Sisyphos is amazing. It’s a fun outdoor club that has a festival vibe and a few different music venues. We stayed in the club for about fourteen hours, heading home to grab about an hour of sleep before heading to Prague. Don’t worry about getting hungry or thirsty inside, as there is a bar, pizza joint, coffee cafe, and more.
Overall, here are 11 tips we would use the next time we want to go clubbing (in Berlin):
- Do not go at ‘typical’ club times. We tried to get in at midnight on a Friday, the time it opened, which was apparently a no-no. Most Berliners go to clubs early in the morning (sometime between 5 AM and 9 AM) so try to follow that route.
- Know some German. We knew the absolute bare minimum, but at least try.
- Know the DJs. While we were not asked this, some bouncers will inquire why you are trying to get into a club. Make sure you know at least one or two DJs that will be playing.

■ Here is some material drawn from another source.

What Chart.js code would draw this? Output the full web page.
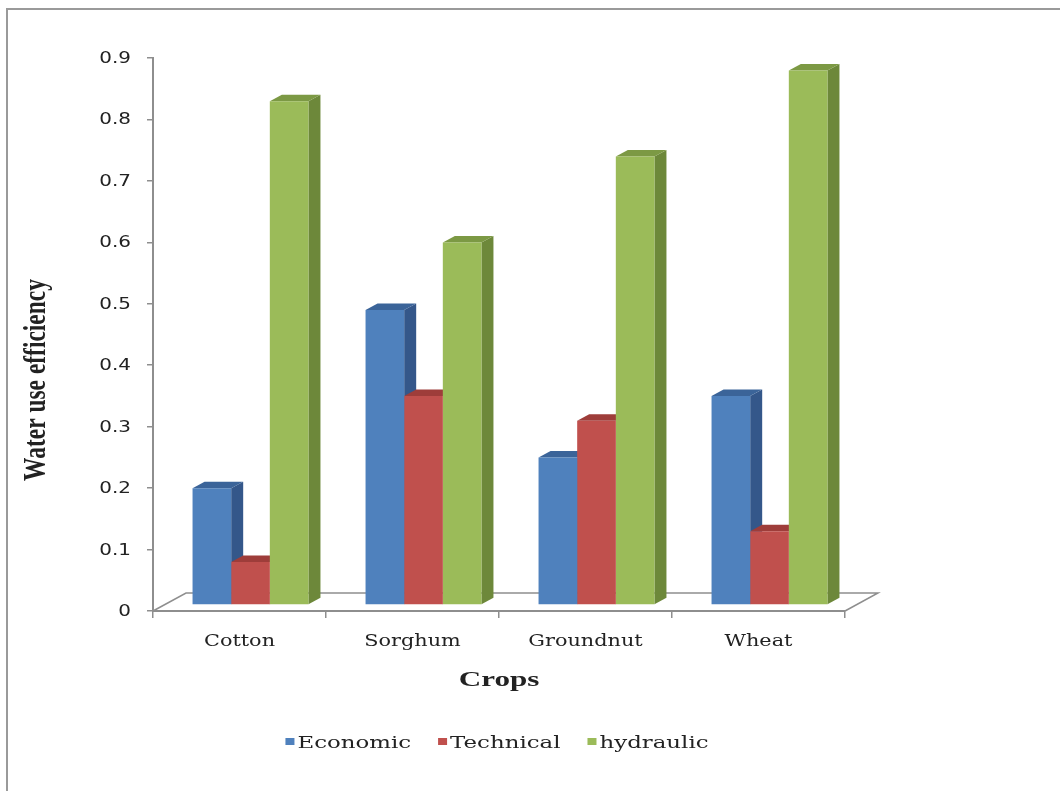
<!DOCTYPE html>
<html>
<head>
<meta charset="utf-8">
<title>Water use efficiency by crop</title>
<script src="https://cdn.jsdelivr.net/npm/chart.js@4.4.0/dist/chart.umd.min.js"></script>
<style>
  html, body { margin: 0; padding: 0; background: #ffffff; }
  #wrap { width: 1060px; height: 791px; }
</style>
</head>
<body>
<div id="wrap"><canvas id="chart" width="1060" height="791"></canvas></div>
<script>
// ---- data ----
const crops = ['Cotton', 'Sorghum', 'Groundnut', 'Wheat'];
const seriesNames = ['Economic', 'Technical', 'hydraulic'];
const economic = [0.19, 0.48, 0.24, 0.34];
const technical = [0.07, 0.34, 0.30, 0.12];
const hydraulic = [0.82, 0.59, 0.73, 0.87];
const yTickLabels = ['0', '0.1', '0.2', '0.3', '0.4', '0.5', '0.6', '0.7', '0.8', '0.9'];
const yAxisTitle = 'Water use efficiency';
const xAxisTitle = 'Crops';

// ---- styling ----
const faces = [
  { front: '#4F81BD', side: '#34578A', top: '#3B6499' },
  { front: '#C0504D', side: '#883533', top: '#9E3D3A' },
  { front: '#9BBB59', side: '#6D883A', top: '#7C9944' }
];
const AXIS = '#8e8e8e';
const TEXT = '#222222';
const FRONT = { dx: 11, dy: -6 };    // bars stand a little behind the front edge of the floor
const DEPTH = { dx: 12, dy: -6.5 };  // bar thickness
const FLOOR = { dx: 33, dy: -18 };   // floor depth

function stretchedText(ctx, text, x, y, font, sx, align, baseline) {
  ctx.save();
  ctx.font = font;
  ctx.fillStyle = TEXT;
  ctx.translate(x, y);
  ctx.scale(sx, 1);
  ctx.textAlign = align;
  ctx.textBaseline = baseline || 'alphabetic';
  ctx.fillText(text, 0, 0);
  ctx.restore();
}

// Floor, side faces and top faces of the 3-D columns; the fronts are the Chart.js bars.
const columns3d = {
  id: 'columns3d',
  beforeDatasetsDraw(chart) {
    const { ctx, chartArea: a } = chart;
    ctx.save();
    ctx.strokeStyle = AXIS;
    ctx.lineWidth = 1.5;
    ctx.beginPath();
    ctx.moveTo(a.left, a.bottom);
    ctx.lineTo(a.left + FLOOR.dx, a.bottom + FLOOR.dy);
    ctx.lineTo(a.right + FLOOR.dx, a.bottom + FLOOR.dy);
    ctx.lineTo(a.right, a.bottom);
    ctx.stroke();
    ctx.restore();

    ctx.save();
    ctx.translate(FRONT.dx, FRONT.dy);
    chart.data.datasets.forEach((ds, di) => {
      const meta = chart.getDatasetMeta(di);
      meta.data.forEach(bar => {
        const { x, y, base, width } = bar.getProps(['x', 'y', 'base', 'width'], true);
        const l = x - width / 2, r = x + width / 2;
        ctx.fillStyle = faces[di].side;
        ctx.beginPath();
        ctx.moveTo(r, y);
        ctx.lineTo(r + DEPTH.dx, y + DEPTH.dy);
        ctx.lineTo(r + DEPTH.dx, base + DEPTH.dy);
        ctx.lineTo(r, base);
        ctx.closePath();
        ctx.fill();
        ctx.fillStyle = faces[di].top;
        ctx.beginPath();
        ctx.moveTo(l, y);
        ctx.lineTo(l + DEPTH.dx, y + DEPTH.dy);
        ctx.lineTo(r + DEPTH.dx, y + DEPTH.dy);
        ctx.lineTo(r, y);
        ctx.closePath();
        ctx.fill();
      });
    });
    // the translation stays active while the bar fronts are drawn
  },
  afterDatasetsDraw(chart) {
    chart.ctx.restore();
  }
};

// Frame, axis labels, titles and legend.
const labelsAndLegend = {
  id: 'labelsAndLegend',
  afterDraw(chart) {
    const { ctx } = chart;
    const xs = chart.scales.x, ys = chart.scales.y;

    ctx.save();
    ctx.strokeStyle = '#9a9a9a';
    ctx.lineWidth = 2;
    ctx.strokeRect(7, 9, 1200, 1000);
    ctx.restore();

    ys.ticks.forEach((t, i) => {
      stretchedText(ctx, yTickLabels[i], 131, ys.getPixelForValue(t.value) + 5,
        '15px "DejaVu Sans"', 1.33, 'right');
    });

    crops.forEach((c, i) => {
      stretchedText(ctx, c, xs.getPixelForTick(i), 646, '16px "DejaVu Serif"', 1.3, 'center');
    });

    stretchedText(ctx, xAxisTitle, 499, 686, 'bold 21px "Liberation Serif"', 1.48, 'center');

    ctx.save();
    ctx.font = 'bold 23px "Liberation Serif"';
    ctx.fillStyle = TEXT;
    ctx.translate(37, 380);
    ctx.rotate(-Math.PI / 2);
    ctx.scale(1.02, 1.4);
    ctx.textAlign = 'center';
    ctx.textBaseline = 'middle';
    ctx.fillText(yAxisTitle, 0, 0);
    ctx.restore();

    // legend row
    const font = '16px "DejaVu Serif"', sx = 1.43, box = 9, gapBox = 3, gapItem = 27;
    ctx.save();
    ctx.font = font;
    const widths = seriesNames.map(n => ctx.measureText(n).width * sx);
    ctx.restore();
    const total = widths.reduce((s, w) => s + w + box + gapBox, 0) + gapItem * (seriesNames.length - 1);
    let lx = 497 - total / 2;
    seriesNames.forEach((n, i) => {
      ctx.fillStyle = faces[i].front;
      ctx.fillRect(lx, 738, box, 7);
      stretchedText(ctx, n, lx + box + gapBox, 748, font, sx, 'left');
      lx += box + gapBox + widths[i] + gapItem;
    });
  }
};

const chart = new Chart(document.getElementById('chart'), {
  type: 'bar',
  data: {
    labels: crops,
    datasets: [
      { label: seriesNames[0], data: economic, backgroundColor: faces[0].front },
      { label: seriesNames[1], data: technical, backgroundColor: faces[1].front },
      { label: seriesNames[2], data: hydraulic, backgroundColor: faces[2].front }
    ]
  },
  options: {
    responsive: false,
    animation: false,
    events: [],
    layout: { padding: { left: 147, right: 215, top: 58, bottom: 173 } },
    datasets: { bar: { categoryPercentage: 0.67, barPercentage: 1.0, borderWidth: 0, clip: false } },
    plugins: { legend: { display: false }, tooltip: { enabled: false }, title: { display: false } },
    scales: {
      x: {
        ticks: { display: false },
        grid: { display: true, drawOnChartArea: false, drawTicks: true, tickLength: 7, color: AXIS, lineWidth: 1.5, offset: true },
        border: { display: true, color: AXIS, width: 2 }
      },
      y: {
        min: 0,
        max: 0.9,
        ticks: { display: false, stepSize: 0.1 },
        grid: { display: true, drawOnChartArea: false, drawTicks: true, tickLength: 6, color: AXIS, lineWidth: 1.5 },
        border: { display: true, color: AXIS, width: 2 }
      }
    }
  },
  plugins: [columns3d, labelsAndLegend]
});
</script>
</body>
</html>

- Always say ‘yes’ if asked if you’ve been to the club. Regardless if you have or not – they won’t let you in if you say ‘no.’
- Be 21+ to enter the club. Even though the drinking age in Berlin is 18, most clubs will not let you in unless you are 21.
- Don’t dress up.
- Wear tennis shoes. You’re about to get your dance on, after all.
- If you want to club hard and do it the right way, bring a backpack filled with a jacket, toothbrush and water bottle. You might be there all weekend long, after all. We definitely saw a few people brushing their teeth from the night before. The beach area at Sysphos is also filled with people napping during the day.
- Go in solo or with a small group. Large groups most likely will not get in.
- Contrary to popular belief, entering with the same amount of guys and girls is better than just girls. That being said, Chloe and I made it in with just the two of us.
- Have a good attitude. You may get in – you may not. It’s all part of the experience!
Keep in mind… this is all advice from a couple of Montana girls trying to make it in the big ol’ city. But hey, we were successful once, and once is all it takes to get you hooked!